The picture is precious not in itself, but because it reveals her. That’s the way theology is precious. God is valuable in himself. The theology is not valuable in itself. It is valuable as a picture. That’s what I mean when I say, “I love reformed theology.” It’s the best composite, Bible-distilled picture of God that I have (129-130).

I agree with Piper, and I find myself “at home” in this legacy. What exactly is this “Bible-distilled” picture of who God is? It is very simple—especially if you remember the number five.

The Five Doctrines of Grace

  1. Total Depravity. Man inherits a corrupted nature from Adam.

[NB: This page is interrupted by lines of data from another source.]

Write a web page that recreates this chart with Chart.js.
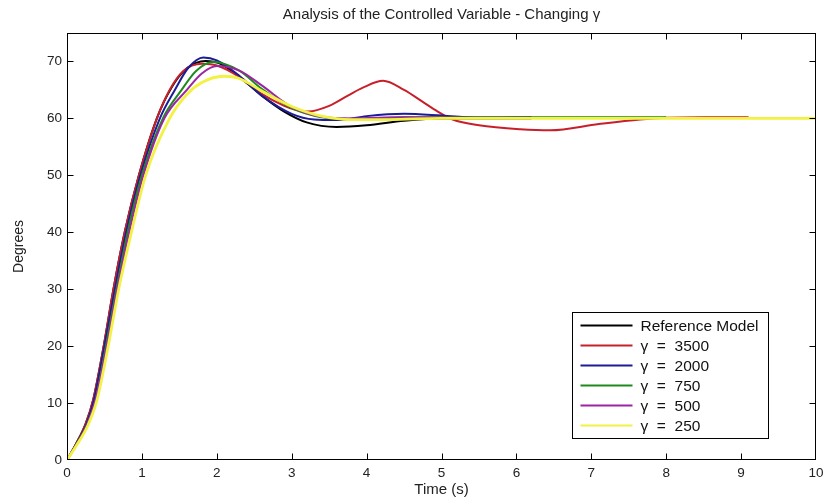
<!DOCTYPE html>
<html>
<head>
<meta charset="utf-8">
<script src="https://cdn.jsdelivr.net/npm/chart.js"></script>
<style>
  html, body { margin: 0; padding: 0; background: #fff; }
</style>
</head>
<body>
<canvas id="response-chart" width="825" height="502"></canvas>
<script>
const chartTitle = 'Analysis of the Controlled Variable - Changing \u03B3';
const seriesNames = ['Reference Model', '\u03B3  =  3500', '\u03B3  =  2000', '\u03B3  =  750', '\u03B3  =  500', '\u03B3  =  250'];
const seriesColors = ['#000000', '#c8202a', '#1c1c96', '#1e8a1e', '#9b25a3', '#f2f244'];
const xTicks = [0, 1, 2, 3, 4, 5, 6, 7, 8, 9, 10];
const yTicks = [0, 10, 20, 30, 40, 50, 60, 70];

// time (s) and angle (degrees) for each run
const tRef = [0, 0.12, 0.25, 0.35, 0.49, 0.62, 0.77, 0.96, 1.2, 1.4, 1.6, 1.85, 2.05, 2.3, 2.6, 2.9, 3.2, 3.6, 4.0, 4.5, 5.0, 5.5, 6.2];
const yRef = [0, 2.8, 6.4, 10.6, 20, 30, 40, 50, 60, 65.5, 68.8, 70.1, 69.6, 67.3, 64.0, 61.2, 59.3, 58.5, 58.8, 59.6, 60.0, 60.0, 60.0];

const t3500 = [0, 0.12, 0.25, 0.35, 0.49, 0.62, 0.77, 0.96, 1.2, 1.37, 1.55, 1.8, 2.0, 2.3, 2.6, 2.9, 3.05, 3.22, 3.5, 3.75, 3.95, 4.22, 4.5, 4.75, 4.95, 5.15, 5.5, 6.05, 6.45, 7.1, 7.65, 8.0, 8.5, 9.1];
const y3500 = [0, 2.8, 6.4, 10.6, 20, 30, 40, 50, 60, 65, 68.3, 69.6, 69.3, 67.3, 64.3, 62.2, 61.5, 61.2, 62.2, 64.0, 65.4, 66.6, 65.0, 62.9, 61.2, 59.8, 58.8, 58.1, 57.9, 59.0, 59.8, 60.1, 60.2, 60.2];

const t2000 = [0, 0.12, 0.26, 0.36, 0.5, 0.64, 0.79, 0.98, 1.24, 1.44, 1.62, 1.82, 2.0, 2.3, 2.6, 3.0, 3.3, 3.6, 4.0, 4.5, 5.0, 5.5, 6.2];
const y2000 = [0, 2.7, 6.3, 10.5, 20, 30, 40, 50, 60, 65, 68.9, 70.7, 70.2, 67.5, 64.0, 60.8, 59.8, 59.7, 60.4, 60.8, 60.5, 60.1, 60.2];

const t750 = [0, 0.12, 0.27, 0.38, 0.52, 0.66, 0.81, 1.0, 1.28, 1.53, 1.72, 1.95, 2.3, 2.6, 3.0, 3.4, 3.8, 4.5, 5.5, 6.5, 8.0];
const y750 = [0, 2.6, 6.3, 10.5, 20, 30, 40, 50, 60, 65, 68.3, 69.9, 68.4, 65.2, 61.8, 60.2, 59.9, 60.2, 60.2, 60.2, 60.2];

const t500 = [0, 0.12, 0.27, 0.38, 0.53, 0.67, 0.83, 1.02, 1.3, 1.6, 1.8, 2.0, 2.3, 2.6, 3.0, 3.4, 3.8, 4.5, 5.5, 6.2];
const y500 = [0, 2.5, 6.2, 10.5, 20, 30, 40, 50, 60, 65, 67.9, 69.2, 68.4, 65.8, 62.0, 60.3, 60.0, 60.2, 60.1, 60.1];

const t250 = [0, 0.12, 0.28, 0.4, 0.55, 0.69, 0.86, 1.05, 1.37, 1.6, 1.8, 2.09, 2.3, 2.6, 3.0, 3.4, 3.8, 4.3, 5.0, 6.0, 8.0, 10.0];
const y250 = [0, 2.4, 6.1, 10.5, 20, 30, 40, 50, 60, 64.2, 66.3, 67.4, 67.0, 64.8, 62.1, 60.4, 59.8, 59.8, 60.0, 60.0, 60.0, 60.0];

const runTimes = [tRef, t3500, t2000, t750, t500, t250];
const runValues = [yRef, y3500, y2000, y750, y500, y250];

const fontFamily = '"Liberation Sans", Arial, Helvetica, sans-serif';

const datasets = seriesNames.map((name, i) => ({
  label: name,
  data: runTimes[i].map((t, k) => ({ x: t, y: runValues[i][k] })),
  borderColor: seriesColors[i],
  borderWidth: i === 5 ? 2.8 : 2,
  pointRadius: 0,
  fill: false,
  cubicInterpolationMode: 'monotone',
  order: seriesNames.length - i
}));

// matlab style box, inward ticks, title and legend inside the axes
const matlabFrame = {
  id: 'matlabFrame',
  afterDatasetsDraw(chart) {
    const { ctx, chartArea: a, scales } = chart;
    const L = Math.round(a.left) + 0.5, R = Math.round(a.right) - 0.5;
    const T = Math.round(a.top) + 0.5, B = Math.round(a.bottom) - 0.5;
    ctx.save();
    ctx.strokeStyle = '#000';
    ctx.lineWidth = 1;
    ctx.strokeRect(L, T, R - L, B - T);
    ctx.beginPath();
    xTicks.slice(1, -1).forEach(v => {
      const px = Math.round(scales.x.getPixelForValue(v)) + 0.5;
      ctx.moveTo(px, B); ctx.lineTo(px, B - 6);
      ctx.moveTo(px, T); ctx.lineTo(px, T + 6);
    });
    yTicks.slice(1).forEach(v => {
      const py = Math.round(scales.y.getPixelForValue(v)) + 0.5;
      ctx.moveTo(L, py); ctx.lineTo(L + 6, py);
      ctx.moveTo(R, py); ctx.lineTo(R - 6, py);
    });
    ctx.stroke();

    // title
    ctx.fillStyle = '#222';
    ctx.font = '15px ' + fontFamily;
    ctx.textAlign = 'center';
    ctx.textBaseline = 'middle';
    ctx.fillText(chartTitle, (a.left + a.right) / 2, 15);

    // legend
    const rowH = 20;
    const boxW = 196, boxH = 126;
    const bx = Math.round(a.right - 48 - boxW) + 0.5;
    const by = Math.round(a.bottom - 22 - boxH) + 0.5;
    ctx.fillStyle = '#fff';
    ctx.fillRect(bx, by, boxW, boxH);
    ctx.strokeStyle = '#000';
    ctx.strokeRect(bx, by, boxW, boxH);
    ctx.font = '15.5px ' + fontFamily;
    ctx.textAlign = 'left';
    chart.data.datasets.forEach((ds, i) => {
      const y = by + 13 + i * rowH;
      ctx.strokeStyle = ds.borderColor;
      ctx.lineWidth = 2;
      ctx.beginPath();
      ctx.moveTo(bx + 8, y); ctx.lineTo(bx + 60, y);
      ctx.stroke();
      ctx.fillStyle = '#111';
      ctx.fillText(ds.label, bx + 68, y + 1);
    });
    ctx.restore();
  }
};

const ctx = document.getElementById('response-chart');

new Chart(ctx, {
  type: 'line',
  data: { datasets: datasets },
  options: {
    responsive: false,
    animation: false,
    devicePixelRatio: 1,
    layout: { padding: { top: 33, right: 9, left: 0, bottom: 0 } },
    plugins: {
      legend: { display: false },
      tooltip: { enabled: false },
      title: { display: false }
    },
    scales: {
      x: {
        type: 'linear',
        min: 0,
        max: 10,
        afterFit: s => { s.height = 42; s.paddingLeft = 0; s.paddingRight = 0; },
        afterBuildTicks: s => { s.ticks = xTicks.map(v => ({ value: v })); },
        grid: { display: false, drawTicks: false },
        border: { display: false },
        ticks: { color: '#222', padding: 5, maxRotation: 0, font: { family: fontFamily, size: 13.5 } },
        title: { display: true, text: 'Time (s)', color: '#222', padding: 3, font: { family: fontFamily, size: 15 } }
      },
      y: {
        type: 'linear',
        min: 0,
        max: 75,
        afterFit: s => { s.width = 67; s.paddingTop = 0; s.paddingBottom = 0; },
        afterBuildTicks: s => { s.ticks = yTicks.map(v => ({ value: v })); },
        grid: { display: false, drawTicks: false },
        border: { display: false },
        ticks: { color: '#222', padding: 5, font: { family: fontFamily, size: 13.5 } },
        title: { display: true, text: 'Degrees', color: '#222', padding: 11, font: { family: fontFamily, size: 14 } }
      }
    }
  },
  plugins: [matlabFrame]
});
</script>
</body>
</html>
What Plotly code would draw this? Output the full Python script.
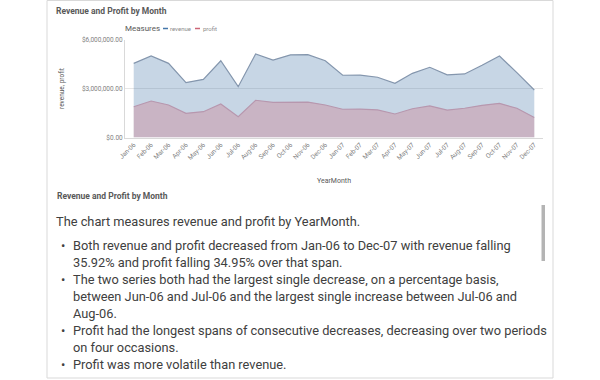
import plotly.graph_objects as go

months = ["Jan-06", "Feb-06", "Mar-06", "Apr-06", "May-06", "Jun-06", "Jul-06", "Aug-06",
          "Sep-06", "Oct-06", "Nov-06", "Dec-06", "Jan-07", "Feb-07", "Mar-07", "Apr-07",
          "May-07", "Jun-07", "Jul-07", "Aug-07", "Sep-07", "Oct-07", "Nov-07", "Dec-07"]
revenue = [4540000, 4990000, 4540000, 3360000, 3560000, 4700000, 3110000, 5110000,
           4740000, 5060000, 5070000, 4700000, 3810000, 3820000, 3690000, 3320000,
           3930000, 4300000, 3840000, 3890000, 4420000, 4990000, 3970000, 2910000]
profit = [1886000, 2235000, 1990000, 1480000, 1580000, 2050000, 1270000, 2280000,
          2150000, 2160000, 2170000, 1990000, 1730000, 1740000, 1690000, 1440000,
          1760000, 1930000, 1680000, 1790000, 1970000, 2090000, 1790000, 1227000]
y_tick_values = [0, 3000000, 6000000]
y_tick_labels = ["$0.00", "$3,000,000.00", "$6,000,000.00"]

title_text = "Revenue and Profit by Month"
narrative_intro = "The chart measures revenue and profit by YearMonth."
narrative_lines = [
    ("•", "Both revenue and profit decreased from Jan-06 to Dec-07 with revenue falling"),
    ("", "35.92% and profit falling 34.95% over that span."),
    ("•", "The two series both had the largest single decrease, on a percentage basis,"),
    ("", "between Jun-06 and Jul-06 and the largest single increase between Jul-06 and"),
    ("", "Aug-06."),
    ("•", "Profit had the longest spans of consecutive decreases, decreasing over two periods"),
    ("", "on four occasions."),
    ("•", "Profit was more volatile than revenue."),
]

W, H = 600, 380
FONT = "Roboto"
BODY = 12.8


def px(x):
    return x / W


def py(y):
    return 1 - y / H


fig = go.Figure()
fig.add_trace(go.Scatter(
    x=months, y=revenue, name="revenue", mode="lines", fill="tozeroy",
    fillcolor="rgba(68,119,170,0.30)", line=dict(color="#8496ad", width=1.2),
    showlegend=False, hoverinfo="x+y"))
fig.add_trace(go.Scatter(
    x=months, y=profit, name="profit", mode="lines", fill="tozeroy",
    fillcolor="rgba(204,102,119,0.30)", line=dict(color="#b797ae", width=1.2),
    showlegend=False, hoverinfo="x+y"))

fig.update_layout(
    template="none",
    width=W, height=H,
    margin=dict(l=0, r=0, t=0, b=0, pad=0),
    paper_bgcolor="white", plot_bgcolor="white",
    font=dict(family=FONT, color="#595959"),
    showlegend=False,
    xaxis=dict(
        domain=[px(125), px(543)], automargin=False,
        type="category", range=[-0.5, len(months) - 0.5],
        tickangle=-45, tickfont=dict(size=6.5, color="#7f7f7f"),
        showgrid=False, zeroline=False, showline=True, linecolor="#d9d9d9", linewidth=1,
        ticks="", fixedrange=True,
    ),
    yaxis=dict(
        domain=[py(137.5), py(39.5)], automargin=False,
        range=[0, 6000000],
        tickvals=y_tick_values, ticktext=y_tick_labels,
        tickfont=dict(size=6.5, color="#7f7f7f"),
        showgrid=True, gridcolor="#e6e6e6", gridwidth=1,
        zeroline=False, showline=True, linecolor="#d9d9d9", linewidth=1,
        ticks="", ticklen=0,
        title=dict(text="revenue, profit", font=dict(size=6.5, color="#595959"), standoff=16),
        fixedrange=True,
    ),
)

shapes = []
# outer frame of the two panels
shapes.append(dict(type="rect", xref="paper", yref="paper",
                   x0=px(47), x1=px(553), y0=py(378), y1=py(0.5),
                   line=dict(color="#d9d9d9", width=1), fillcolor="rgba(0,0,0,0)"))
# legend dashes
shapes.append(dict(type="line", xref="paper", yref="paper",
                   x0=px(163), x1=px(168), y0=py(28.5), y1=py(28.5),
                   line=dict(color="#4477aa", width=1.5)))
shapes.append(dict(type="line", xref="paper", yref="paper",
                   x0=px(195), x1=px(200), y0=py(28.5), y1=py(28.5),
                   line=dict(color="#cc6677", width=1.5)))
# scrollbar
shapes.append(dict(type="rect", xref="paper", yref="paper",
                   x0=px(541.5), x1=px(545), y0=py(261), y1=py(205),
                   line=dict(width=0), fillcolor="#b4b4b4"))

ann = []


def text(t, x, y, size, color, bold=False, anchor="left"):
    ann.append(dict(text=("<b>" + t + "</b>") if bold else t, x=px(x), y=py(y),
                    xref="paper", yref="paper", xanchor=anchor, yanchor="middle",
                    showarrow=False, borderpad=0,
                    font=dict(size=size, color=color, family=FONT)))


text(title_text, 55, 10.5, 8.5, "#595959", bold=True)
text("Measures", 124, 28.5, 8, "#595959")
text("revenue", 169.5, 28.5, 6, "#8c8c8c")
text("profit", 201.5, 28.5, 6, "#8c8c8c")
text("YearMonth", 334, 181, 7, "#595959", anchor="center")
text(title_text, 55.5, 196, 8.5, "#595959", bold=True)
text(narrative_intro, 55, 221, BODY, "#404040")
y0 = 245
for i, (bullet, line) in enumerate(narrative_lines):
    yy = y0 + i * 17.1
    if bullet:
        text(bullet, 60, yy, BODY, "#404040")
    text(line, 71.5, yy, BODY, "#404040")

fig.update_layout(shapes=shapes, annotations=ann)
fig.write_html(
    "out.html",
    config={"displayModeBar": False},
    post_script="document.body.style.margin='0';document.body.style.overflow='hidden';",
)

We are conceived as sinners and every thought, word, and deed falls short of the glory of God. Therefore we are unable and unwilling to turn to Christ.
  2. Unconditional Election. Before the foundation of the world God sovereignly choose people for salvation by his free grace apart from any merit of our own.
  3. Limited (better: Particular) Atonement. The death of Jesus secured the forgiveness and redemption of only those whom God had predetermined to save.
  4. Irresistible Grace. By the Holy Spirit, God overcomes all obstacles to draw elect sinners to saving faith in Jesus Christ.
  5. Perseverance of the Saints. Those who are truly saved by God’s grace will endure and never lose their salvation.

The Five Solas

  1. Sola scriptura (scripture alone). The Bible is the only inerrant authority (and therefore the highest authority) for governing life and doctrine.
  2. Solus Christus (Christ alone). Salvation is only through the life, death, and resurrection of Jesus Christ.
  3. Sola gratia (grace alone). Salvation and justification are only by God’s sovereign and free grace, not by man’s effort.
  4. Sola fide (faith alone). Our justification before God is only by faith in Jesus.
  5. Soli Deo gloria (glory to God alone). All glory and honor belong only to God.